When to use API Gateway

Some prominent use cases where the API Gateway pattern proves beneficial are:

  • Microservices Orchestration: In a complex microservices ecosystem, where multiple services need to collaborate to fulfil a request, the API Gateway pattern can act as a central orchestrator.
  • Load Balancing and Scaling: API Gateway can distribute client requests across multiple instances of microservices using load balancing techniques. 
  • API Versioning and Management: API Gateway allows for versioning and deployment strategies, making it easier to roll out updates and changes gradually while maintaining backward compatibility.
  • Caching and Performance Optimisation: AWS API Gateway pattern allows for intelligent caching of frequently requested data or responses. By caching responses at the gateway, subsequent requests for the same data can be served directly from the cache, reducing the load on microservices and improving response times.
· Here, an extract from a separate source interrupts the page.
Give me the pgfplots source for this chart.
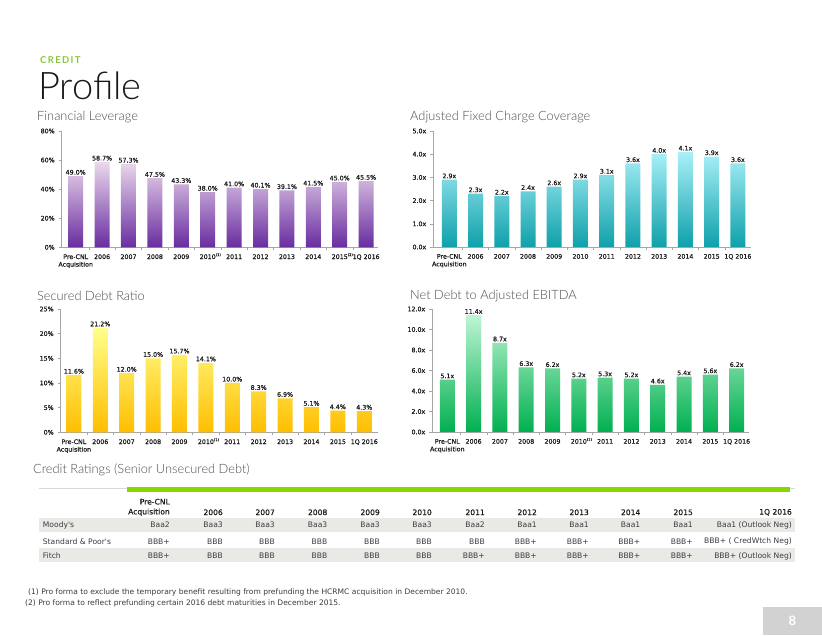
\documentclass[border=0pt]{standalone}
\usepackage{pgfplots}
\pgfplotsset{compat=1.18}
\usepackage{fontspec}
\setmainfont{Lato}
\newfontfamily\dv{DejaVu Sans}
\newfontfamily\dvm{DejaVu Sans}[FakeBold=0.45]
\newfontfamily\latolight{Lato Light}
\definecolor{axgray}{HTML}{A6A6A6}
\definecolor{txt}{HTML}{1A1A1A}
\definecolor{ttl}{HTML}{4D4D4D}
\definecolor{credgreen}{HTML}{8CC63F}
\definecolor{barline}{HTML}{8CD600}
\definecolor{rowgray}{HTML}{E9E9E6}
\newcommand\fn[1]{\makebox[0pt][l]{\smash{\raisebox{3pt}{\fontsize{3.6}{4}\selectfont(#1)}}}}
\pgfplotsset{
  /pgf/number format/assume math mode=true,
  slide/.style={
    scale only axis, anchor=south west, ybar, bar width=15pt,
    axis x line*=bottom, axis y line*=left,
    axis line style={draw=axgray, line width=0.6pt},
    tick align=outside, major tick length=3pt, minor tick length=3pt,
    tick style={draw=axgray, line width=0.5pt},
    xtick={0,...,11}, major x tick style={draw=none},
    minor xtick={0.5,1.5,...,10.5},
    minor x tick style={draw=axgray, line width=0.5pt},
    ymin=0, clip=false,
    ticklabel style={font=\dvm\fontsize{6.3}{7.6}\selectfont, text=txt},
    xticklabel style={align=center, yshift=-0.5pt},
    yticklabel style={xshift=-0.5pt},
    nodes near coords style={font=\dvm\fontsize{6.3}{7}\selectfont, text=txt, inner sep=1.2pt},
  },
}
\begin{document}
\begin{tikzpicture}
\fill[white] (0pt,0pt) rectangle (822pt,635pt);
% header
\node[anchor=base west, inner sep=0pt, text=credgreen, font=\fontsize{9.5}{10}\selectfont\bfseries\addfontfeature{LetterSpace=14}] at (40pt,571pt) {CREDIT};
\node[anchor=base west, inner sep=0pt, text=black!90, font=\latolight\fontsize{38}{40}\selectfont] at (38pt,535.5pt) {Profile};
% chart titles
\begin{scope}[every node/.style={anchor=west, inner sep=0pt, text=ttl, font=\latolight\fontsize{12.8}{14}\selectfont}]
\node at (37pt,518.3pt) {Financial Leverage};
\node at (410pt,518.3pt) {Adjusted Fixed Charge Coverage};
\node at (37pt,339pt) {Secured Debt Ratio};
\node at (410pt,339pt) {Net Debt to Adjusted EBITDA};
\node at (33pt,165pt) {Credit Ratings (Senior Unsecured Debt)};
\end{scope}

% Chart 1: Financial Leverage
\begin{axis}[slide, at={(61.7pt,387.7pt)}, width=316.3pt, height=116.3pt,
  xmin=-0.53, xmax=11.45, ymax=80, ytick={0,20,...,80},
  yticklabel={\pgfmathprintnumber{\tick}\%},
  xticklabels={{Pre-CNL\\Acquisition},2006,2007,2008,2009,2010\fn{1},2011,2012,2013,2014,2015\fn{2},1Q 2016},
  nodes near coords={\pgfmathprintnumber[fixed,fixed zerofill,precision=1]{\pgfplotspointmeta}\%}]
\addplot[draw=none, top color=violet!15!white, middle color=violet!55!white, bottom color={rgb,255:red,104;green,44;blue,160}]
  coordinates {(0,49.0) (1,58.7) (2,57.3) (3,47.5) (4,43.3) (5,38.0) (6,41.0) (7,40.1) (8,39.1) (9,41.5) (10,45.0) (11,45.5)};
\end{axis}

% Chart 2: Adjusted Fixed Charge Coverage
\begin{axis}[slide, at={(433.3pt,388pt)}, width=317.7pt, height=116pt,
  xmin=-0.61, xmax=11.5, ymax=5, ytick={0,1,...,5},
  yticklabel={\pgfmathprintnumber[fixed,fixed zerofill,precision=1]{\tick}x},
  xticklabels={{Pre-CNL\\Acquisition},2006,2007,2008,2009,2010,2011,2012,2013,2014,2015,1Q 2016},
  nodes near coords={\pgfmathprintnumber[fixed,fixed zerofill,precision=1]{\pgfplotspointmeta}x}]
\addplot[draw=none, top color={rgb,255:red,170;green,240;blue,248}, middle color={rgb,255:red,40;green,195;blue,210}, bottom color={rgb,255:red,14;green,160;blue,170}]
  coordinates {(0,2.9) (1,2.3) (2,2.2) (3,2.4) (4,2.6) (5,2.9) (6,3.1) (7,3.6) (8,4.0) (9,4.1) (10,3.9) (11,3.6)};
\end{axis}

% Chart 3: Secured Debt Ratio
\begin{axis}[slide, at={(60.7pt,202.7pt)}, width=317.3pt, height=123.3pt,
  xmin=-0.5, xmax=11.52, ymax=25, ytick={0,5,...,25},
  yticklabel={\pgfmathprintnumber{\tick}\%},
  xticklabels={{Pre-CNL\\Acquisition},2006,2007,2008,2009,2010\fn{1},2011,2012,2013,2014,2015,1Q 2016},
  nodes near coords={\pgfmathprintnumber[fixed,fixed zerofill,precision=1]{\pgfplotspointmeta}\%}]
\addplot[draw=none, top color={rgb,255:red,255;green,255;blue,140}, middle color={rgb,255:red,255;green,238;blue,0}, bottom color={rgb,255:red,255;green,190;blue,0}]
  coordinates {(0,11.6) (1,21.2) (2,12.0) (3,15.0) (4,15.7) (5,14.1) (6,10.0) (7,8.3) (8,6.9) (9,5.1) (10,4.4) (11,4.3)};
\end{axis}

% Chart 4: Net Debt to Adjusted EBITDA
\begin{axis}[slide, at={(432.3pt,203pt)}, width=316.7pt, height=123pt,
  xmin=-0.57, xmax=11.47, ymax=12, ytick={0,2,...,12},
  yticklabel={\pgfmathprintnumber[fixed,fixed zerofill,precision=1]{\tick}x},
  xticklabels={{Pre-CNL\\Acquisition},2006,2007,2008,2009,2010\fn{1},2011,2012,2013,2014,2015,1Q 2016},
  nodes near coords={\pgfmathprintnumber[fixed,fixed zerofill,precision=1]{\pgfplotspointmeta}x}]
\addplot[draw=none, top color={rgb,255:red,190;green,245;blue,210}, middle color={rgb,255:red,60;green,215;blue,120}, bottom color={rgb,255:red,0;green,176;blue,80}]
  coordinates {(0,5.1) (1,11.4) (2,8.7) (3,6.3) (4,6.2) (5,5.2) (6,5.3) (7,5.2) (8,4.6) (9,5.4) (10,5.6) (11,6.2)};
\end{axis}

% Credit ratings table
\draw[draw=gray!30, line width=0.6pt] (39pt,147pt) -- (795pt,147pt);
\fill[barline] (127pt,143pt) rectangle (790pt,147.7pt);
\fill[rowgray] (39pt,103.3pt) rectangle (795pt,116.7pt);
\fill[rowgray] (39pt,72.7pt) rectangle (795pt,86.7pt);
\begin{scope}[every node/.style={inner sep=0pt, text=txt, font=\dvm\fontsize{7.6}{8}\selectfont}]
\node[anchor=east] at (170pt,133.3pt) {Pre-CNL};
\node[anchor=east] at (170pt,122.7pt) {Acquisition};
\foreach \x/\t in {223/2006,275/2007,327.5/2008,380/2009,432/2010,485/2011,537/2012,589/2013,640.5/2014,693/2015,792/1Q 2016}
  \node[anchor=east] at (\x pt,122.7pt) {\t};
\end{scope}
\begin{scope}[every node/.style={inner sep=0pt, text=txt!85, font=\dv\fontsize{7.6}{8}\selectfont}]
\node[anchor=west] at (42.7pt,110pt) {Moody's};
\node[anchor=west] at (42.7pt,93.3pt) {Standard \& Poor's};
\node[anchor=west] at (42.7pt,79pt) {Fitch};
\foreach \x/\t in {170/Baa2,223/Baa3,275/Baa3,327.5/Baa3,380/Baa3,432/Baa3,485/Baa2,537/Baa1,589/Baa1,640.5/Baa1,693/Baa1,792/Baa1 (Outlook Neg)}
  \node[anchor=east] at (\x pt,110pt) {\t};
\foreach \x/\t in {170/BBB+,223/BBB,275/BBB,327.5/BBB,380/BBB,432/BBB,485/BBB,537/BBB+,589/BBB+,640.5/BBB+,693/BBB+,792/BBB+ ( CredWtch Neg)}
  \node[anchor=east] at (\x pt,93.3pt) {\t};
\foreach \x/\t in {170/BBB+,223/BBB,275/BBB,327.5/BBB,380/BBB,432/BBB,485/BBB+,537/BBB+,589/BBB+,640.5/BBB+,693/BBB+,792/BBB+ (Outlook Neg)}
  \node[anchor=east] at (\x pt,79pt) {\t};
\end{scope}
% footnotes
\node[anchor=west, inner sep=0pt, text=txt!85, font=\dv\fontsize{7.55}{8}\selectfont] at (28pt,43pt) {(1) Pro forma to exclude the temporary benefit resulting from prefunding the HCRMC acquisition in December 2010.};
\node[anchor=west, inner sep=0pt, text=txt!85, font=\dv\fontsize{7.55}{8}\selectfont] at (25pt,32pt) {(2) Pro forma to reflect prefunding certain 2016 debt maturities in December 2015.};
% page number
\fill[gray!35] (763pt,0pt) rectangle (822pt,28pt);
\node[text=white, font=\fontsize{13}{14}\selectfont\bfseries] at (792.5pt,14pt) {8};
\end{tikzpicture}
\end{document}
When to avoid using API Gateway

There are a few situations where the API Gateway pattern may not be the best fit:

  • Simple Microservices: If your microservices architecture is relatively simple, with a small number of homogeneous microservices that do not require complex routing, protocol translation, or aggregation, introducing an API Gateway might introduce unnecessary complexity.
  • Performance-Critical and Low-Latency Systems: In performance-critical systems where low-latency communication is crucial, introducing an API Gateway can add an additional network hop and introduce potential overhead. 
  • High-Volume Data Streaming: The API Gateway might introduce processing overhead and latency, which can hinder the timely processing and delivery of data. In such cases, it is often more suitable to establish direct communication channels or use specialised streaming frameworks.


The decision to use or not use the API Gateway pattern should be based on the specific requirements, complexity, and constraints of your microservices architecture. Assessing factors such as performance, security, scalability, and the need for protocol translation or aggregation will help determine if the API Gateway pattern aligns with your architecture goals.